> [PROBLEM STATEMENT]
Begin with the line containing "Write a Python" and end with the line containing "import plotly.graph_objects as go". Give those lines again exactly, leaving out the images.

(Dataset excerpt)
════════
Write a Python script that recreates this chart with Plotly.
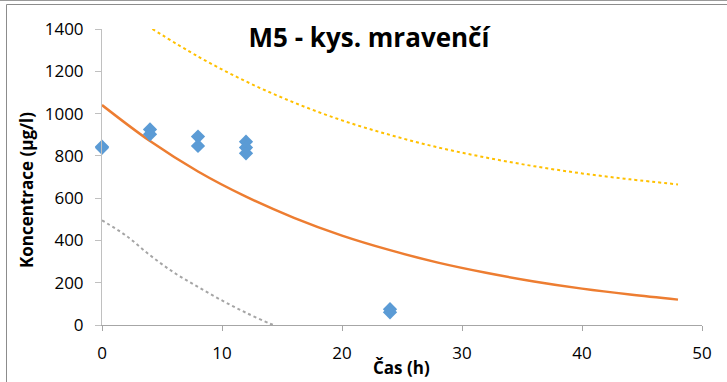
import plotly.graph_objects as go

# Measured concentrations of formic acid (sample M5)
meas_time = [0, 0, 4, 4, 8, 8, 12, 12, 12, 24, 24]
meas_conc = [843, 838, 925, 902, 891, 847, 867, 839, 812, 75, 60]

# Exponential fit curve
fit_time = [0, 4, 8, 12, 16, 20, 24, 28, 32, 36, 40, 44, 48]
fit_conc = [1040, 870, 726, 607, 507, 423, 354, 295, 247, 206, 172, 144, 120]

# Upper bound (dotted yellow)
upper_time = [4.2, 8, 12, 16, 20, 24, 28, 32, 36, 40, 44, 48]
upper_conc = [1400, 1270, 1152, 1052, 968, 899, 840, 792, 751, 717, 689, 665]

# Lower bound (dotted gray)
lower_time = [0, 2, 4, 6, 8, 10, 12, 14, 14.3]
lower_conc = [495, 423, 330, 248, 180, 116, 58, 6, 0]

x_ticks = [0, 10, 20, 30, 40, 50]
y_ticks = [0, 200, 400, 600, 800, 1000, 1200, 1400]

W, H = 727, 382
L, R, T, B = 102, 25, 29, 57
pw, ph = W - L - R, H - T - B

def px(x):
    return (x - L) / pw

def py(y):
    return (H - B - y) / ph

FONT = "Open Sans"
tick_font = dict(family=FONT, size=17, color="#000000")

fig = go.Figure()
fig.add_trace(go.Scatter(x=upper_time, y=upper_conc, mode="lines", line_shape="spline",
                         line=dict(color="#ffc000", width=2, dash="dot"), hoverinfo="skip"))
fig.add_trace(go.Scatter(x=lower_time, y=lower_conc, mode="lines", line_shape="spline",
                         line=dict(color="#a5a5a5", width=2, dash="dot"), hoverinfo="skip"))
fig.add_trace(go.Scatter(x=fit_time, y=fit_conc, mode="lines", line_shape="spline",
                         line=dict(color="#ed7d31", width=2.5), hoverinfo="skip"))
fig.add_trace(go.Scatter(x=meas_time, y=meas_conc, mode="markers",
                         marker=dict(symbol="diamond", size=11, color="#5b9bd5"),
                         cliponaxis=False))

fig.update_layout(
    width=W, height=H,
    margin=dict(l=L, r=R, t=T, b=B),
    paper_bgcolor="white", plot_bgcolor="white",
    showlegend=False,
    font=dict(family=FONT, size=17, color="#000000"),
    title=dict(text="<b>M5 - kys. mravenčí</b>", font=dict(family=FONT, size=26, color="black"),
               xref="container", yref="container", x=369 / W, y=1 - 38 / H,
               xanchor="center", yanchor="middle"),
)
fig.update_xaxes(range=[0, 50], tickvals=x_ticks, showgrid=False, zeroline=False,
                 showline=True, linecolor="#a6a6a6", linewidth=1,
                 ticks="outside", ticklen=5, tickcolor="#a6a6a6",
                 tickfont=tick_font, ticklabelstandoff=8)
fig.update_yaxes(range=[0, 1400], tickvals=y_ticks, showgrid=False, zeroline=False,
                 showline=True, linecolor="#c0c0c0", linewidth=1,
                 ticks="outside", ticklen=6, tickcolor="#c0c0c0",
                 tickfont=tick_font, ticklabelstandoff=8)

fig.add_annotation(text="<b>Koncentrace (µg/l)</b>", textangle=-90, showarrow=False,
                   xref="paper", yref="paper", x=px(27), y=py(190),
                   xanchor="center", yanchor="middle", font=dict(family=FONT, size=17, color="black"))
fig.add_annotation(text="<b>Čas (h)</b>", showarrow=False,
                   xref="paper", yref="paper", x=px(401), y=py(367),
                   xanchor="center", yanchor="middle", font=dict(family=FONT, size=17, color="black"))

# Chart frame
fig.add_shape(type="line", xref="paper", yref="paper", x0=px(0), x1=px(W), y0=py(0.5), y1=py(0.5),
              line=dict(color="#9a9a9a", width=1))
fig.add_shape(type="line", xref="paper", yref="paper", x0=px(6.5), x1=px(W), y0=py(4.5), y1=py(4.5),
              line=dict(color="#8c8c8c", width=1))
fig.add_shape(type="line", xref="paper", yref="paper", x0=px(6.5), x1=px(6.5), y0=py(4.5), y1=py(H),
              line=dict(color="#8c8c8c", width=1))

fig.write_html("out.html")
════════
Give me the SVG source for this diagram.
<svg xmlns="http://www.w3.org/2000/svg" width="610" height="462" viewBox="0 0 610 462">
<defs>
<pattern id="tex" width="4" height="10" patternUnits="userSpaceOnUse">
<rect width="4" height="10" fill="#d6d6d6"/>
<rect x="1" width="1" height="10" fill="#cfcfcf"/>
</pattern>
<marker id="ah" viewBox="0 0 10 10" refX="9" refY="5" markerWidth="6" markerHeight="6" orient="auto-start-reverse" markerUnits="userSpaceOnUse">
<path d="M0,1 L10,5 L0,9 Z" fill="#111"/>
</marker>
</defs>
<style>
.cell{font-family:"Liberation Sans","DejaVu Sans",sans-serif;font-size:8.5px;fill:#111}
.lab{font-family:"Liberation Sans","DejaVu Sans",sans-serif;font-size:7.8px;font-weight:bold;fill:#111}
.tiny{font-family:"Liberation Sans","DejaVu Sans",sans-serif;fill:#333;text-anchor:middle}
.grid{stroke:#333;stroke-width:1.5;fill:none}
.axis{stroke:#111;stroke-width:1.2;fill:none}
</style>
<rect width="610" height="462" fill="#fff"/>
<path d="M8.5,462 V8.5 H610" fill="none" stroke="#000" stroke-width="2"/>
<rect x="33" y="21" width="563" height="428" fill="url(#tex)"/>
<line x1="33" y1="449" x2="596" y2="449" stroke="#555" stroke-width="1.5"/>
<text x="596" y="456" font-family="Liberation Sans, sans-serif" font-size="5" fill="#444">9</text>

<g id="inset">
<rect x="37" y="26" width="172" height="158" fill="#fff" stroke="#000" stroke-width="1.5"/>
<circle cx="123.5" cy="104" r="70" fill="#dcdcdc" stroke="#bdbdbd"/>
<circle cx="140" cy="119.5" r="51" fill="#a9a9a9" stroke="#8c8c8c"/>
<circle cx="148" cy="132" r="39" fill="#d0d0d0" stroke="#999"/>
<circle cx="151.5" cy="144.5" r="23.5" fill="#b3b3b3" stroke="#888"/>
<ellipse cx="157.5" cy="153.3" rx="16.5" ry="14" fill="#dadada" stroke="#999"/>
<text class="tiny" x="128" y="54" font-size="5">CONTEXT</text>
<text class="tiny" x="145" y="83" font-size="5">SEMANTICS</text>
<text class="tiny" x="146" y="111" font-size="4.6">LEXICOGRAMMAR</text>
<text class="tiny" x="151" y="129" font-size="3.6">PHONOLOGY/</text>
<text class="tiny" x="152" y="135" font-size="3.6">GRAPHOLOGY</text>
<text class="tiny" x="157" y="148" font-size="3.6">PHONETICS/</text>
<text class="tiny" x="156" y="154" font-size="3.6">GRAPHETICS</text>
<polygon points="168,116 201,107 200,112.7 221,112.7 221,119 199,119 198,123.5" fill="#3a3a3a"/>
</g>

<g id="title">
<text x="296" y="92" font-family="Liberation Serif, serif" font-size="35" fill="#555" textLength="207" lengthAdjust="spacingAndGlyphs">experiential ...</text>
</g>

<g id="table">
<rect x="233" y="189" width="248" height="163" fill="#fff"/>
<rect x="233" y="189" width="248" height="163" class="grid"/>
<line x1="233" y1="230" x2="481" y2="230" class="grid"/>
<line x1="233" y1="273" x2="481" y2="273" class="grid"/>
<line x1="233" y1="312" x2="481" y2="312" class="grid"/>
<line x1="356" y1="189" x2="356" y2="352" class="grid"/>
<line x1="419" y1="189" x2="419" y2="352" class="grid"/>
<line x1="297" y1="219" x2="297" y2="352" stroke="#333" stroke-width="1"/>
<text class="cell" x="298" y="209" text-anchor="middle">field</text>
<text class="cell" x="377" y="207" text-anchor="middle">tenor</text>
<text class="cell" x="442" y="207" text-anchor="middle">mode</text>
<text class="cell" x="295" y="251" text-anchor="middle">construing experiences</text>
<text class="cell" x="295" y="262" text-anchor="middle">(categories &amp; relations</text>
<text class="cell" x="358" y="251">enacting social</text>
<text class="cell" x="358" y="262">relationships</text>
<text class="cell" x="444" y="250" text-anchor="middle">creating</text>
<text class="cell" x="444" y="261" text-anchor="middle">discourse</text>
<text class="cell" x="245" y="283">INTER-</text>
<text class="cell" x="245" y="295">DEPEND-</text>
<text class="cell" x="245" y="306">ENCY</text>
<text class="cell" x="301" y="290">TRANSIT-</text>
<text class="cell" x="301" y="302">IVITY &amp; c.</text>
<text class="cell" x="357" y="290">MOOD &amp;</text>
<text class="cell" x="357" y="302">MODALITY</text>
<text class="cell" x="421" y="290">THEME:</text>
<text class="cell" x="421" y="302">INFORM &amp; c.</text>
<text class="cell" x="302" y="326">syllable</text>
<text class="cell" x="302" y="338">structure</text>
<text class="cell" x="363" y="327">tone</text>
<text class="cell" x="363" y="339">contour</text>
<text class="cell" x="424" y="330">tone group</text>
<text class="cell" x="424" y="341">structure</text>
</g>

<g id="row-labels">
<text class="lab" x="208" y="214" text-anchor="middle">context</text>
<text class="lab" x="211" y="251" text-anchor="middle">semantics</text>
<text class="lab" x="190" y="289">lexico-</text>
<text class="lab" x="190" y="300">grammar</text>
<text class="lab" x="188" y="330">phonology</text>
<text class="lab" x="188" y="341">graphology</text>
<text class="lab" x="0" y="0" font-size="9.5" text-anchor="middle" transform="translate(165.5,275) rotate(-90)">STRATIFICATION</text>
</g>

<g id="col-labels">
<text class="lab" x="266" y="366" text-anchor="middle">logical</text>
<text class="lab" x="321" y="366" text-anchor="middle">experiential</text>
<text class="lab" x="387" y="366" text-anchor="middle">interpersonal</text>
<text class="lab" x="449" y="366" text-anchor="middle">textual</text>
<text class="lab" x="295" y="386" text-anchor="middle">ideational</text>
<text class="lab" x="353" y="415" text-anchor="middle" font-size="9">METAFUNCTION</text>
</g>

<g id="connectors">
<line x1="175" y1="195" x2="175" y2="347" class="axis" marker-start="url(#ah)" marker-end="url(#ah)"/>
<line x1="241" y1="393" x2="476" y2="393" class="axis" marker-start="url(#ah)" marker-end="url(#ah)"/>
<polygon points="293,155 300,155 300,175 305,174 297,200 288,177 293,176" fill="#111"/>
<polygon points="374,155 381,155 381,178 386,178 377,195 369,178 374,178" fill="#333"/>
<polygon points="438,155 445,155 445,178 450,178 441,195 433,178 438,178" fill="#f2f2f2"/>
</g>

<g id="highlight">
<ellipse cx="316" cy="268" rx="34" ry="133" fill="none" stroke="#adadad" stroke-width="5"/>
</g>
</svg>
════════
> [COMPLETED EXERCISE]
Write a Python script that recreates this chart with Plotly.
import plotly.graph_objects as go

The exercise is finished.